*Exercise directions:*
Transcribe the listing exactly, leaving out every picture.

*Given material:*

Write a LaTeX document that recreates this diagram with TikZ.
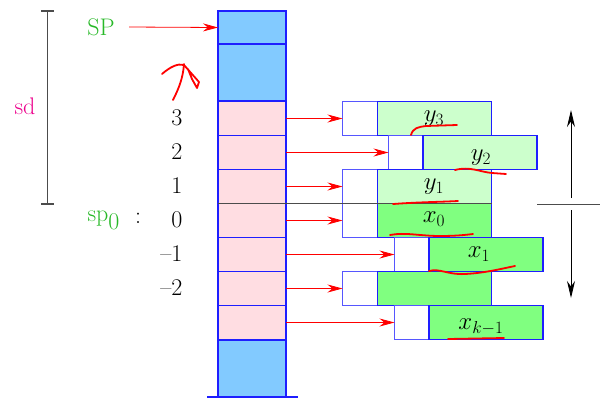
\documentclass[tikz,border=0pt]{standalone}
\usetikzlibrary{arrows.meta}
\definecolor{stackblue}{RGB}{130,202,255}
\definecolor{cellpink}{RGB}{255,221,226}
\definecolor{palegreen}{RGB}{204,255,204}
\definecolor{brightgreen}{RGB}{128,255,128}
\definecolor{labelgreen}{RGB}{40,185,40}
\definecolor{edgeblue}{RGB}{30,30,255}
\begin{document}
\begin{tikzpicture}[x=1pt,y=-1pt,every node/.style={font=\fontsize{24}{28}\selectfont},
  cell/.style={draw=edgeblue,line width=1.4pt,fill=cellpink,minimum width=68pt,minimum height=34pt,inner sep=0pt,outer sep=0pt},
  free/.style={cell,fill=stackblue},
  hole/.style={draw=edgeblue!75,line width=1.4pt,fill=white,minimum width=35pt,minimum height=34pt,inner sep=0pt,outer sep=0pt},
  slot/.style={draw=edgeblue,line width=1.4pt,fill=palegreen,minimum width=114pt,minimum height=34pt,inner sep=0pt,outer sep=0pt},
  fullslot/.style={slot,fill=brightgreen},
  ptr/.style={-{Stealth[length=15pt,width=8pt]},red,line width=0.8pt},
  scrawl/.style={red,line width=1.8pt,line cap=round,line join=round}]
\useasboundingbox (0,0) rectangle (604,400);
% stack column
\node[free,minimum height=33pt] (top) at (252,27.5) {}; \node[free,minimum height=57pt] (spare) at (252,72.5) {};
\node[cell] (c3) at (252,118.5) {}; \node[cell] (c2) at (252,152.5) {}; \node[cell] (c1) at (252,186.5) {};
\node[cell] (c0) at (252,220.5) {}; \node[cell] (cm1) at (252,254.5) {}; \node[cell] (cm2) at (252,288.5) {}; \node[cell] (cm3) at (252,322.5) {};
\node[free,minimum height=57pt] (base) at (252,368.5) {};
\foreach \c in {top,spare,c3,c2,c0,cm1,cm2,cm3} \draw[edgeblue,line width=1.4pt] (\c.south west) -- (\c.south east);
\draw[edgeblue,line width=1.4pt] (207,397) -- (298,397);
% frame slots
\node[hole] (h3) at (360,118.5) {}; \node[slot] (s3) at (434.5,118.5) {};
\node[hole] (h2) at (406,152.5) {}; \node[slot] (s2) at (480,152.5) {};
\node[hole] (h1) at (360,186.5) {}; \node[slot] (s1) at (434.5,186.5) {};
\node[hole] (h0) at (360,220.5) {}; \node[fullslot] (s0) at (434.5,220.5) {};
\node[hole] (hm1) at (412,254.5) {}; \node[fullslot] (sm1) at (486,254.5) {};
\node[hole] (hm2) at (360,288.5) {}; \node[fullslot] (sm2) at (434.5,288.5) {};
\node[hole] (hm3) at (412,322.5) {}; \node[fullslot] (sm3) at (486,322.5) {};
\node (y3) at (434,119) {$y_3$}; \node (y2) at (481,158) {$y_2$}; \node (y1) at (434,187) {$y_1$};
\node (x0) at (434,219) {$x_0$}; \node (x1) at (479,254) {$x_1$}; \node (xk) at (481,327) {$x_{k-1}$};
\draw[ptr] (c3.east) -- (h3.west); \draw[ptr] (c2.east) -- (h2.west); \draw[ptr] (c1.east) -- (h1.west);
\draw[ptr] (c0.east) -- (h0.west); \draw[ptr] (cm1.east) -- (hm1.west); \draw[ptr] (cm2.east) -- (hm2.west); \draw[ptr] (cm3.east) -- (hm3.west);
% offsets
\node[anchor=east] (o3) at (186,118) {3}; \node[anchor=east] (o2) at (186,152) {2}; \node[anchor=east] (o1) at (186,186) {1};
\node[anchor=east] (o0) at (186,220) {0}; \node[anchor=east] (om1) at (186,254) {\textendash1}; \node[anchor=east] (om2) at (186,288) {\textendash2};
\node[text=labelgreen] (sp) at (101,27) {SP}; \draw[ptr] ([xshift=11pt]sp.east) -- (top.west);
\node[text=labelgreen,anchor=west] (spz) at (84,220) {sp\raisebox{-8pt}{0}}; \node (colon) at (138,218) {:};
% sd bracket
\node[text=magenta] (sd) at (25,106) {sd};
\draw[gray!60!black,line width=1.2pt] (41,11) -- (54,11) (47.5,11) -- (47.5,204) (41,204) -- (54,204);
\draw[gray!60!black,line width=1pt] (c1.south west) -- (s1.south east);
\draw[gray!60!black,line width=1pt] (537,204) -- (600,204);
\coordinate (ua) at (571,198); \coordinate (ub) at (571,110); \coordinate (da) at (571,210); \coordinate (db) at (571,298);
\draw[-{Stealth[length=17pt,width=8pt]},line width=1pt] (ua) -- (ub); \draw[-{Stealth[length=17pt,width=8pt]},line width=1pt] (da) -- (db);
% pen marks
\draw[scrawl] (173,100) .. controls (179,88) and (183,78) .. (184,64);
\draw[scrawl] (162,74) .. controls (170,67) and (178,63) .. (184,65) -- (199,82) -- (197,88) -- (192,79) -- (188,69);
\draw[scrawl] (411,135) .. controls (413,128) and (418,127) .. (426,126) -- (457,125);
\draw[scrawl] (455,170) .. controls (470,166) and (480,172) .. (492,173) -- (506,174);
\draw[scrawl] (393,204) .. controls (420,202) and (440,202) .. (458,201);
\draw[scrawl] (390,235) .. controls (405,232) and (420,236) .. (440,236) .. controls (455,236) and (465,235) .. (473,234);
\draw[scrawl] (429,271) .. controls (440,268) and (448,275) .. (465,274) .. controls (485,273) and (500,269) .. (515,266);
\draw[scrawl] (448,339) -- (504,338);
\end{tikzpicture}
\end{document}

*Exercise output:*
Write a LaTeX document that recreates this diagram with TikZ.
\documentclass[tikz,border=0pt]{standalone}
\usetikzlibrary{arrows.meta}
\definecolor{stackblue}{RGB}{130,202,255}
\definecolor{cellpink}{RGB}{255,221,226}
\definecolor{palegreen}{RGB}{204,255,204}
\definecolor{brightgreen}{RGB}{128,255,128}
\definecolor{labelgreen}{RGB}{40,185,40}
\definecolor{edgeblue}{RGB}{30,30,255}
\begin{document}
\begin{tikzpicture}[x=1pt,y=-1pt,every node/.style={font=\fontsize{24}{28}\selectfont},
  cell/.style={draw=edgeblue,line width=1.4pt,fill=cellpink,minimum width=68pt,minimum height=34pt,inner sep=0pt,outer sep=0pt},
  free/.style={cell,fill=stackblue},
  hole/.style={draw=edgeblue!75,line width=1.4pt,fill=white,minimum width=35pt,minimum height=34pt,inner sep=0pt,outer sep=0pt},
  slot/.style={draw=edgeblue,line width=1.4pt,fill=palegreen,minimum width=114pt,minimum height=34pt,inner sep=0pt,outer sep=0pt},
  fullslot/.style={slot,fill=brightgreen},
  ptr/.style={-{Stealth[length=15pt,width=8pt]},red,line width=0.8pt},
  scrawl/.style={red,line width=1.8pt,line cap=round,line join=round}]
\useasboundingbox (0,0) rectangle (604,400);
% stack column
\node[free,minimum height=33pt] (top) at (252,27.5) {}; \node[free,minimum height=57pt] (spare) at (252,72.5) {};
\node[cell] (c3) at (252,118.5) {}; \node[cell] (c2) at (252,152.5) {}; \node[cell] (c1) at (252,186.5) {};
\node[cell] (c0) at (252,220.5) {}; \node[cell] (cm1) at (252,254.5) {}; \node[cell] (cm2) at (252,288.5) {}; \node[cell] (cm3) at (252,322.5) {};
\node[free,minimum height=57pt] (base) at (252,368.5) {};
\foreach \c in {top,spare,c3,c2,c0,cm1,cm2,cm3} \draw[edgeblue,line width=1.4pt] (\c.south west) -- (\c.south east);
\draw[edgeblue,line width=1.4pt] (207,397) -- (298,397);
% frame slots
\node[hole] (h3) at (360,118.5) {}; \node[slot] (s3) at (434.5,118.5) {};
\node[hole] (h2) at (406,152.5) {}; \node[slot] (s2) at (480,152.5) {};
\node[hole] (h1) at (360,186.5) {}; \node[slot] (s1) at (434.5,186.5) {};
\node[hole] (h0) at (360,220.5) {}; \node[fullslot] (s0) at (434.5,220.5) {};
\node[hole] (hm1) at (412,254.5) {}; \node[fullslot] (sm1) at (486,254.5) {};
\node[hole] (hm2) at (360,288.5) {}; \node[fullslot] (sm2) at (434.5,288.5) {};
\node[hole] (hm3) at (412,322.5) {}; \node[fullslot] (sm3) at (486,322.5) {};
\node (y3) at (434,119) {$y_3$}; \node (y2) at (481,158) {$y_2$}; \node (y1) at (434,187) {$y_1$};
\node (x0) at (434,219) {$x_0$}; \node (x1) at (479,254) {$x_1$}; \node (xk) at (481,327) {$x_{k-1}$};
\draw[ptr] (c3.east) -- (h3.west); \draw[ptr] (c2.east) -- (h2.west); \draw[ptr] (c1.east) -- (h1.west);
\draw[ptr] (c0.east) -- (h0.west); \draw[ptr] (cm1.east) -- (hm1.west); \draw[ptr] (cm2.east) -- (hm2.west); \draw[ptr] (cm3.east) -- (hm3.west);
% offsets
\node[anchor=east] (o3) at (186,118) {3}; \node[anchor=east] (o2) at (186,152) {2}; \node[anchor=east] (o1) at (186,186) {1};
\node[anchor=east] (o0) at (186,220) {0}; \node[anchor=east] (om1) at (186,254) {\textendash1}; \node[anchor=east] (om2) at (186,288) {\textendash2};
\node[text=labelgreen] (sp) at (101,27) {SP}; \draw[ptr] ([xshift=11pt]sp.east) -- (top.west);
\node[text=labelgreen,anchor=west] (spz) at (84,220) {sp\raisebox{-8pt}{0}}; \node (colon) at (138,218) {:};
% sd bracket
\node[text=magenta] (sd) at (25,106) {sd};
\draw[gray!60!black,line width=1.2pt] (41,11) -- (54,11) (47.5,11) -- (47.5,204) (41,204) -- (54,204);
\draw[gray!60!black,line width=1pt] (c1.south west) -- (s1.south east);
\draw[gray!60!black,line width=1pt] (537,204) -- (600,204);
\coordinate (ua) at (571,198); \coordinate (ub) at (571,110); \coordinate (da) at (571,210); \coordinate (db) at (571,298);
\draw[-{Stealth[length=17pt,width=8pt]},line width=1pt] (ua) -- (ub); \draw[-{Stealth[length=17pt,width=8pt]},line width=1pt] (da) -- (db);
% pen marks
\draw[scrawl] (173,100) .. controls (179,88) and (183,78) .. (184,64);
\draw[scrawl] (162,74) .. controls (170,67) and (178,63) .. (184,65) -- (199,82) -- (197,88) -- (192,79) -- (188,69);
\draw[scrawl] (411,135) .. controls (413,128) and (418,127) .. (426,126) -- (457,125);
\draw[scrawl] (455,170) .. controls (470,166) and (480,172) .. (492,173) -- (506,174);
\draw[scrawl] (393,204) .. controls (420,202) and (440,202) .. (458,201);
\draw[scrawl] (390,235) .. controls (405,232) and (420,236) .. (440,236) .. controls (455,236) and (465,235) .. (473,234);
\draw[scrawl] (429,271) .. controls (440,268) and (448,275) .. (465,274) .. controls (485,273) and (500,269) .. (515,266);
\draw[scrawl] (448,339) -- (504,338);
\end{tikzpicture}
\end{document}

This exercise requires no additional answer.